◆ **Data**:
--*--
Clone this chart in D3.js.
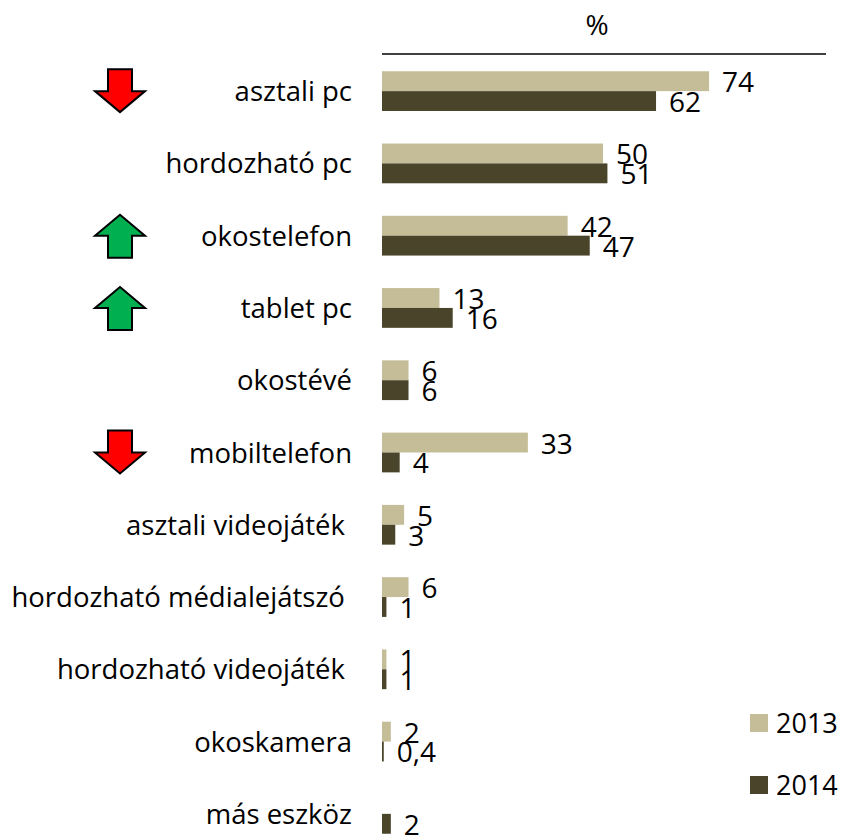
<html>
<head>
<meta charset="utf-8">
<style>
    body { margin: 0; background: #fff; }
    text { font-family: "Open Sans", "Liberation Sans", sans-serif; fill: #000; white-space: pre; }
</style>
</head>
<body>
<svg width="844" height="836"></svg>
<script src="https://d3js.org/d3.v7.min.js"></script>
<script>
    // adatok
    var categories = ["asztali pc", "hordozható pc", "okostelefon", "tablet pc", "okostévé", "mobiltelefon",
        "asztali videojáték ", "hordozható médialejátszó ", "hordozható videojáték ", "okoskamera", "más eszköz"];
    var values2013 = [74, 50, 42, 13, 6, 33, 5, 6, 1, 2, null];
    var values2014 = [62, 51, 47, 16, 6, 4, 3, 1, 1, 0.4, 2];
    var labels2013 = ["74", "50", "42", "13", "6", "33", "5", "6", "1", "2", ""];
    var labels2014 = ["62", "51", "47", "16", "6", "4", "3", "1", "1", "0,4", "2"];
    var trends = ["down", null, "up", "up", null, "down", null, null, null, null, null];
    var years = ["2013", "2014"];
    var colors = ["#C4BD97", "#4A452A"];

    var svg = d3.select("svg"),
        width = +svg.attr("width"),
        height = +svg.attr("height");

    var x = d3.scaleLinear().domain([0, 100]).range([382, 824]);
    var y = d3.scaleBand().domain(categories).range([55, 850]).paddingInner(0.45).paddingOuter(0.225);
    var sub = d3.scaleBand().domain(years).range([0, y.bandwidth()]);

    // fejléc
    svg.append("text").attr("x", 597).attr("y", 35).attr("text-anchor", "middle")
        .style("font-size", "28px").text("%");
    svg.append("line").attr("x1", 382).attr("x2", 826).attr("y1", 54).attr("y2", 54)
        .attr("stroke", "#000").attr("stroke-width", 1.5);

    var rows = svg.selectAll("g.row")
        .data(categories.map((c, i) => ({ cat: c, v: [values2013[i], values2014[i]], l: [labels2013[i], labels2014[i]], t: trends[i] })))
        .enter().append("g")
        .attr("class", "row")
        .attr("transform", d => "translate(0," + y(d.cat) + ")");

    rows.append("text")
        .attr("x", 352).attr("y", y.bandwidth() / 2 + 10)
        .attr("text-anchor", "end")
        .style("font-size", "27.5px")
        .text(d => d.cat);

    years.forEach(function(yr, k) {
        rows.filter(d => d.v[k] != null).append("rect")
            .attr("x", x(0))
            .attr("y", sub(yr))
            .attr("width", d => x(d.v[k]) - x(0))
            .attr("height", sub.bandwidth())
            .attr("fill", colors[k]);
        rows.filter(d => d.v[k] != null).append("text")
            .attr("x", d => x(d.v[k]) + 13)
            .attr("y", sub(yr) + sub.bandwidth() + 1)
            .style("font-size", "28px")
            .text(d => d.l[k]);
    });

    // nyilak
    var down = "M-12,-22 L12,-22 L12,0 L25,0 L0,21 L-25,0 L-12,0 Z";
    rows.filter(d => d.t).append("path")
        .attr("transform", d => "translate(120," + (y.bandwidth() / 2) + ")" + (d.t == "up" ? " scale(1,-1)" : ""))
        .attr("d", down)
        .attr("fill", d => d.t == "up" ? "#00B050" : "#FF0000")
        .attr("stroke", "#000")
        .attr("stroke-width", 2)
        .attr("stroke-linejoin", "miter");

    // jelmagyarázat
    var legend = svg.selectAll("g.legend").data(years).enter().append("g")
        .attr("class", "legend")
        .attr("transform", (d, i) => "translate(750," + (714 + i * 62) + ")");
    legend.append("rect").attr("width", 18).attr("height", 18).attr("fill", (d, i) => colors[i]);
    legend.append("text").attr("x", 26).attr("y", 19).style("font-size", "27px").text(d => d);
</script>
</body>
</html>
--*--
◆ **Short problem**:
Return the material exactly as given, apart from the pictures.

◆ **Task response**:
Clone this chart in D3.js.
<html>
<head>
<meta charset="utf-8">
<style>
    body { margin: 0; background: #fff; }
    text { font-family: "Open Sans", "Liberation Sans", sans-serif; fill: #000; white-space: pre; }
</style>
</head>
<body>
<svg width="844" height="836"></svg>
<script src="https://d3js.org/d3.v7.min.js"></script>
<script>
    // adatok
    var categories = ["asztali pc", "hordozható pc", "okostelefon", "tablet pc", "okostévé", "mobiltelefon",
        "asztali videojáték ", "hordozható médialejátszó ", "hordozható videojáték ", "okoskamera", "más eszköz"];
    var values2013 = [74, 50, 42, 13, 6, 33, 5, 6, 1, 2, null];
    var values2014 = [62, 51, 47, 16, 6, 4, 3, 1, 1, 0.4, 2];
    var labels2013 = ["74", "50", "42", "13", "6", "33", "5", "6", "1", "2", ""];
    var labels2014 = ["62", "51", "47", "16", "6", "4", "3", "1", "1", "0,4", "2"];
    var trends = ["down", null, "up", "up", null, "down", null, null, null, null, null];
    var years = ["2013", "2014"];
    var colors = ["#C4BD97", "#4A452A"];

    var svg = d3.select("svg"),
        width = +svg.attr("width"),
        height = +svg.attr("height");

    var x = d3.scaleLinear().domain([0, 100]).range([382, 824]);
    var y = d3.scaleBand().domain(categories).range([55, 850]).paddingInner(0.45).paddingOuter(0.225);
    var sub = d3.scaleBand().domain(years).range([0, y.bandwidth()]);

    // fejléc
    svg.append("text").attr("x", 597).attr("y", 35).attr("text-anchor", "middle")
        .style("font-size", "28px").text("%");
    svg.append("line").attr("x1", 382).attr("x2", 826).attr("y1", 54).attr("y2", 54)
        .attr("stroke", "#000").attr("stroke-width", 1.5);

    var rows = svg.selectAll("g.row")
        .data(categories.map((c, i) => ({ cat: c, v: [values2013[i], values2014[i]], l: [labels2013[i], labels2014[i]], t: trends[i] })))
        .enter().append("g")
        .attr("class", "row")
        .attr("transform", d => "translate(0," + y(d.cat) + ")");

    rows.append("text")
        .attr("x", 352).attr("y", y.bandwidth() / 2 + 10)
        .attr("text-anchor", "end")
        .style("font-size", "27.5px")
        .text(d => d.cat);

    years.forEach(function(yr, k) {
        rows.filter(d => d.v[k] != null).append("rect")
            .attr("x", x(0))
            .attr("y", sub(yr))
            .attr("width", d => x(d.v[k]) - x(0))
            .attr("height", sub.bandwidth())
            .attr("fill", colors[k]);
        rows.filter(d => d.v[k] != null).append("text")
            .attr("x", d => x(d.v[k]) + 13)
            .attr("y", sub(yr) + sub.bandwidth() + 1)
            .style("font-size", "28px")
            .text(d => d.l[k]);
    });

    // nyilak
    var down = "M-12,-22 L12,-22 L12,0 L25,0 L0,21 L-25,0 L-12,0 Z";
    rows.filter(d => d.t).append("path")
        .attr("transform", d => "translate(120," + (y.bandwidth() / 2) + ")" + (d.t == "up" ? " scale(1,-1)" : ""))
        .attr("d", down)
        .attr("fill", d => d.t == "up" ? "#00B050" : "#FF0000")
        .attr("stroke", "#000")
        .attr("stroke-width", 2)
        .attr("stroke-linejoin", "miter");

    // jelmagyarázat
    var legend = svg.selectAll("g.legend").data(years).enter().append("g")
        .attr("class", "legend")
        .attr("transform", (d, i) => "translate(750," + (714 + i * 62) + ")");
    legend.append("rect").attr("width", 18).attr("height", 18).attr("fill", (d, i) => colors[i]);
    legend.append("text").attr("x", 26).attr("y", 19).style("font-size", "27px").text(d => d);
</script>
</body>
</html>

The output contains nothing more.